Russian President Vladimir Putin recognizes the independence of pro-Russian separatists in Ukraine
Sylvie Claire / February 22, 2022
Russian President Vladimir Putin on Monday recognized the independence of the pro-Russian separatist regions of eastern Ukraine. This decision paves the way for these territories to appeal to Russia for help as sovereign states and therefore for Russian forces to enter these regions.
I deem it necessary to take this decision that was ripe for a long time: immediately recognize the independence of the Donetsk People's Republic and the Lugansk People's Republic, said the Russian president in a televised address.
He asked the Russian Parliament to approve this decision and then ratify the agreements of friendship and mutual aid with the two republics.
He signed the agreements with the leaders of these two territories, sponsored for eight years by Russia in the war between them and Kiev. The content was not disclosed.
A Russian recognition of the separatists short-circuits the peace process resulting from the 2015 Minsk agreements, signed by Russia and Ukraine, under Franco-German mediation, and which aimed precisely at a return under Ukrainian sovereignty of these areas.
This decision paves the way for a call for help to Russia from these territories as sovereign states and thus the entry of Russian forces in these regions.
The scenario has a precedent: in 2008, the Kremlin recognized the independence of two pro-Russian separatist republics in Georgia, Abkhazia and South Ossetia, after a blitzkrieg against Tbilisi, a former Soviet republic which, like Ukraine, has ambitions to join Nato.
In his 65-minute speech, Vladimir Putin reviewed the history of Russian-Ukrainian relations over the centuries and laid out a thesis that Ukraine is a nation created out of thin air during the Soviet era with territory essentially taken from Russia.
Contemporary Ukraine was entirely and totally created by Bolshevik and communist Russia, he said, having already written a long article exposing this idea and his theory that Ukraine and Russia are in fact one country and one people.
During the speech, he appeared visibly upset and even threatening towards the Ukrainian authorities, accused of attacking Russians and Russian speakers in the country, accusing them once again of orchestrating a genocide that affects four million people.
He also mentioned a scenario according to which Ukraine could acquire nuclear weapons, as it has, according to him, the technical capabilities due to its Soviet heritage.
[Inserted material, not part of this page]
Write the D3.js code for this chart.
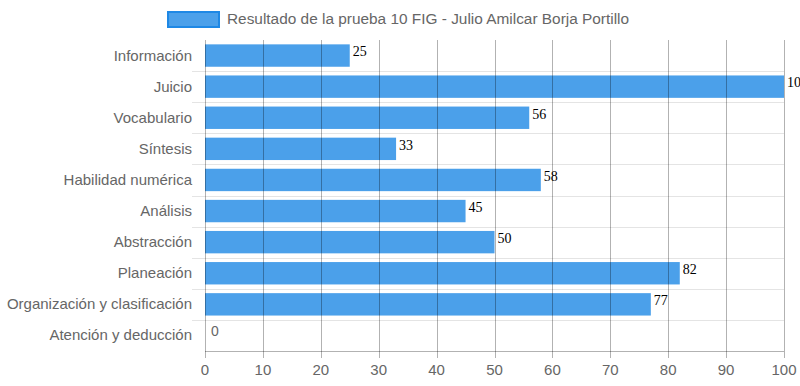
<!DOCTYPE html>
<html>
<head>
<meta charset="utf-8">
<script src="https://cdn.jsdelivr.net/npm/d3@7"></script>
<style>
  body { margin: 0; background: #fff; }
  svg { display: block; font-family: "Liberation Sans", Arial, sans-serif; }
</style>
</head>
<body>
<svg id="chart" width="800" height="386"></svg>
<script>
// datos de la prueba
const categorias = ["Información", "Juicio", "Vocabulario", "Síntesis", "Habilidad numérica",
  "Análisis", "Abstracción", "Planeación", "Organización y clasificación", "Atención y deducción"];
const valores = [25, 100, 56, 33, 58, 45, 50, 82, 77, 0];
const ticksX = [0, 10, 20, 30, 40, 50, 60, 70, 80, 90, 100];
const serie = "Resultado de la prueba 10 FIG - Julio Amilcar Borja Portillo";

const svg = d3.select("#chart");
const mIzq = 205, mDer = 784, mSup = 40, mInf = 351;

const x = d3.scaleLinear().domain([0, 100]).range([mIzq, mDer]);
const y = d3.scaleBand().domain(categorias).range([mSup, mInf]).padding(0);
const step = y.step();

// lineas horizontales entre categorias
svg.append("g").selectAll("line")
  .data(categorias.slice(1))
  .join("line")
  .attr("x1", mIzq - 13).attr("x2", mDer)
  .attr("y1", d => Math.round(y(d)) + 0.5).attr("y2", d => Math.round(y(d)) + 0.5)
  .attr("stroke", "#e4e4e4").attr("stroke-width", 1);

// barras
svg.append("g").selectAll("rect")
  .data(valores)
  .join("rect")
  .attr("x", x(0))
  .attr("y", (d, i) => y(categorias[i]) + step * 0.14)
  .attr("width", d => x(d) - x(0))
  .attr("height", step * 0.72)
  .attr("fill", "rgba(30,136,229,0.8)");

// lineas verticales (encima de las barras, se ven a traves)
svg.append("g").selectAll("line")
  .data(ticksX)
  .join("line")
  .attr("x1", d => Math.round(x(d)) + 0.5).attr("x2", d => Math.round(x(d)) + 0.5)
  .attr("y1", mSup).attr("y2", mInf + 7)
  .attr("stroke", "rgba(0,0,0,0.3)").attr("stroke-width", 1);

// eje inferior
svg.append("line")
  .attr("x1", mIzq).attr("x2", mDer)
  .attr("y1", mInf + 0.5).attr("y2", mInf + 0.5)
  .attr("stroke", "rgba(0,0,0,0.3)");

// etiquetas eje x
svg.append("g").selectAll("text")
  .data(ticksX)
  .join("text")
  .attr("x", d => x(d))
  .attr("y", 375)
  .attr("text-anchor", "middle")
  .attr("font-size", 15)
  .attr("fill", "#666")
  .text(d => d);

// etiquetas eje y
svg.append("g").selectAll("text")
  .data(categorias)
  .join("text")
  .attr("x", mIzq - 13)
  .attr("y", d => y(d) + step / 2 + 5)
  .attr("text-anchor", "end")
  .attr("font-size", 15)
  .attr("fill", "#666")
  .text(d => d);

// valores al final de cada barra
svg.append("g").selectAll("text")
  .data(valores)
  .join("text")
  .attr("x", d => x(d) + 3)
  .attr("y", (d, i) => y(categorias[i]) + step * 0.14 + 12)
  .attr("font-family", d => d === 0 ? "Liberation Sans, Arial, sans-serif" : "Liberation Serif, Times New Roman, serif")
  .attr("font-size", 14)
  .attr("fill", d => d === 0 ? "#666" : "#000")
  .attr("dx", d => d === 0 ? 3 : 0)
  .text(d => d);

// leyenda
svg.append("rect")
  .attr("x", 168).attr("y", 12)
  .attr("width", 51).attr("height", 15)
  .attr("fill", "rgba(30,136,229,0.8)")
  .attr("stroke", "#1e88e5").attr("stroke-width", 2);
svg.append("text")
  .attr("x", 227).attr("y", 24)
  .attr("font-size", 15.4)
  .attr("fill", "#666")
  .text(serie);
</script>
</body>
</html>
Then, the master of the Kremlin denounced once again the successive enlargements of NATO, which Moscow considers a threat.
And according to him, Ukraine's entry into the Atlantic Alliance would be a matter of time, further aggravating the danger for Russia, as the United States could deploy offensive weapons in Ukrainian territory.
He also repeated his demands to the West: an end to the NATO enlargement policy, no military deployment threatening Russia and the withdrawal of the Alliance's military infrastructure from Eastern Europe. These were rejected.
The recognition of the independence of the pro-Russian separatist regions of eastern Ukraine could serve as a pretext for Moscow to justify an armed intervention.
Russia has tens of thousands of troops on Belarusian territory. And the United States estimates the number of troops deployed on Ukraine's borders at 169,000 to 190,000.